GIVEN PROBLEM: Repeat exactly the lines running from the first line of the data to the line containing "threshold = 30", both ends included, and nothing else; drop the pictures.

RECORD EXTRACTS:
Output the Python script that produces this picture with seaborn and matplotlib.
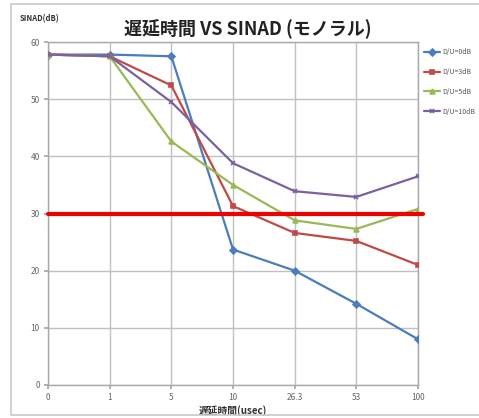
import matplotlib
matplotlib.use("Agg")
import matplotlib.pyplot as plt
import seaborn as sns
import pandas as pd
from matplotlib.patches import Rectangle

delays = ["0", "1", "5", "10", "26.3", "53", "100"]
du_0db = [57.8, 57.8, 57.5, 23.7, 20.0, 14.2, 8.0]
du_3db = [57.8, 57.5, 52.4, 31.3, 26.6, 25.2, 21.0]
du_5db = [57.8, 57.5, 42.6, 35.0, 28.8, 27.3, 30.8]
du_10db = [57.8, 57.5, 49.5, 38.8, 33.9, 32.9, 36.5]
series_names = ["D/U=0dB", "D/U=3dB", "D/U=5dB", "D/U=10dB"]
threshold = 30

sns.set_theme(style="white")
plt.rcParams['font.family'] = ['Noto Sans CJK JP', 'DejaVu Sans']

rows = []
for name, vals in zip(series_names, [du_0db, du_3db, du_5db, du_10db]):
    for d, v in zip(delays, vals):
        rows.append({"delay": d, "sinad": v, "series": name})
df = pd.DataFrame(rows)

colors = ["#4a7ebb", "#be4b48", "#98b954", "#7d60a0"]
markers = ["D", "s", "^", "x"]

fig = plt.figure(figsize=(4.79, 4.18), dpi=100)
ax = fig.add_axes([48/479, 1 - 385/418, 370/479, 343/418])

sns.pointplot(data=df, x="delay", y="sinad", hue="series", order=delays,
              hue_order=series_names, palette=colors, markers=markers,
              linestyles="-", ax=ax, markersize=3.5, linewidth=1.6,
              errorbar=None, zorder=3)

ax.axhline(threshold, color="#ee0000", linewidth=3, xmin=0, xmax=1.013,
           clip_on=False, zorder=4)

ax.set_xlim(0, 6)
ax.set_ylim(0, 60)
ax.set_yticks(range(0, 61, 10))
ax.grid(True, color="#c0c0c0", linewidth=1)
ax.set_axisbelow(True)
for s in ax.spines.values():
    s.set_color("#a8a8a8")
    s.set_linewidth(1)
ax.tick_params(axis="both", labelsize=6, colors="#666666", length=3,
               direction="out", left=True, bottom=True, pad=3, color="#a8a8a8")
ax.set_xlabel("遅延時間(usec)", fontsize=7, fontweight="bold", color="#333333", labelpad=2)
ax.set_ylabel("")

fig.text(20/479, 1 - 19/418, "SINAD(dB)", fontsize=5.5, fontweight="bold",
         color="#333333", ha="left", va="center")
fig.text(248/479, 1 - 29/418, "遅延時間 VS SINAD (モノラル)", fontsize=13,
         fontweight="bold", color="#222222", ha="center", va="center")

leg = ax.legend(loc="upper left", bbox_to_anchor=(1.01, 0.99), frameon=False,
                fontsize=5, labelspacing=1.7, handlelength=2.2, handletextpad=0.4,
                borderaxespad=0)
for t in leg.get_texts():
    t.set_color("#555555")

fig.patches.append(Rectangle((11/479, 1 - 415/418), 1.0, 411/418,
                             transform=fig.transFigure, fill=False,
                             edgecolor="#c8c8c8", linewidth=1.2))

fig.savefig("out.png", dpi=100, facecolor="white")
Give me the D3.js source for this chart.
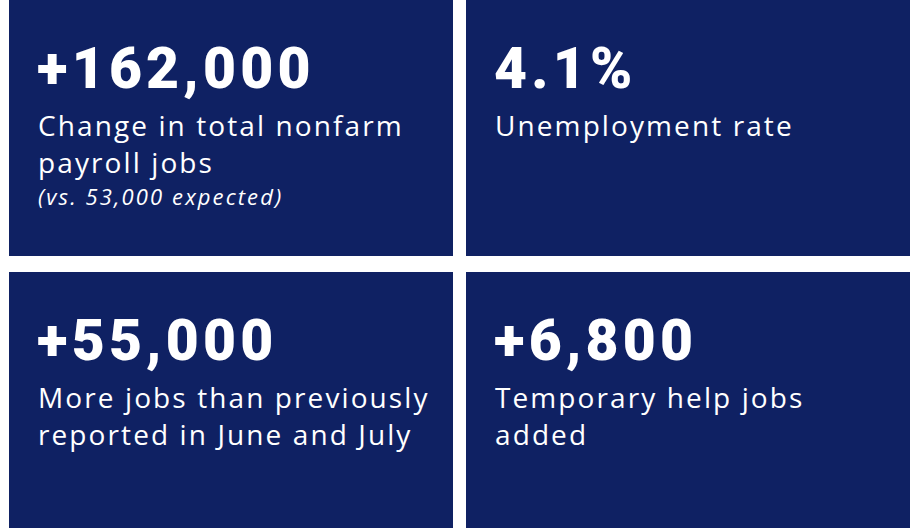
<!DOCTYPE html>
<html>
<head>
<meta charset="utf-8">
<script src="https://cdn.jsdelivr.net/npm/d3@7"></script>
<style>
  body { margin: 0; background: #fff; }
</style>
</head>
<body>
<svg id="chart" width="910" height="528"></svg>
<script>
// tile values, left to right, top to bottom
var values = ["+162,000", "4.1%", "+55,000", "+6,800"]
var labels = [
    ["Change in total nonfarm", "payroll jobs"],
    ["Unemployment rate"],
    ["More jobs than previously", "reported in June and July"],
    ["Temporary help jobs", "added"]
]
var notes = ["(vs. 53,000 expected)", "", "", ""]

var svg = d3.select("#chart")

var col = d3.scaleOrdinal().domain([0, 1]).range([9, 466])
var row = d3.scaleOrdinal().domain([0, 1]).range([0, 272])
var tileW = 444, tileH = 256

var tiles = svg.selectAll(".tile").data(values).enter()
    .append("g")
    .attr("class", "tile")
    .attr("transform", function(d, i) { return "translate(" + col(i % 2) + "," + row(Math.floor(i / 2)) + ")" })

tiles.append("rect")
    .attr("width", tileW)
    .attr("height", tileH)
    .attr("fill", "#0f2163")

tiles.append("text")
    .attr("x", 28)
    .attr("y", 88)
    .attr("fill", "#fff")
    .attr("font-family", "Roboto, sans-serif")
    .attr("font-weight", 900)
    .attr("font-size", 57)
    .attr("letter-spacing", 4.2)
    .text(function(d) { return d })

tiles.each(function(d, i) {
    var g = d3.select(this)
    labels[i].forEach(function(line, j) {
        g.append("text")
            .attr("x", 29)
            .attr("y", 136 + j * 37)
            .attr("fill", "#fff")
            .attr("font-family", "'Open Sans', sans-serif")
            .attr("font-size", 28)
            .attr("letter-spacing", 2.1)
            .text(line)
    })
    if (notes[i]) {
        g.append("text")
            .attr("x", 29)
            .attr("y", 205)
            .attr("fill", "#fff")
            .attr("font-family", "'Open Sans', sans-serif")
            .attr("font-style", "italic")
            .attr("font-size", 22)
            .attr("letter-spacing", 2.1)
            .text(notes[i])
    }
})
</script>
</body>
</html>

TASK SOLUTION:
Output the Python script that produces this picture with seaborn and matplotlib.
import matplotlib
matplotlib.use("Agg")
import matplotlib.pyplot as plt
import seaborn as sns
import pandas as pd
from matplotlib.patches import Rectangle

delays = ["0", "1", "5", "10", "26.3", "53", "100"]
du_0db = [57.8, 57.8, 57.5, 23.7, 20.0, 14.2, 8.0]
du_3db = [57.8, 57.5, 52.4, 31.3, 26.6, 25.2, 21.0]
du_5db = [57.8, 57.5, 42.6, 35.0, 28.8, 27.3, 30.8]
du_10db = [57.8, 57.5, 49.5, 38.8, 33.9, 32.9, 36.5]
series_names = ["D/U=0dB", "D/U=3dB", "D/U=5dB", "D/U=10dB"]
threshold = 30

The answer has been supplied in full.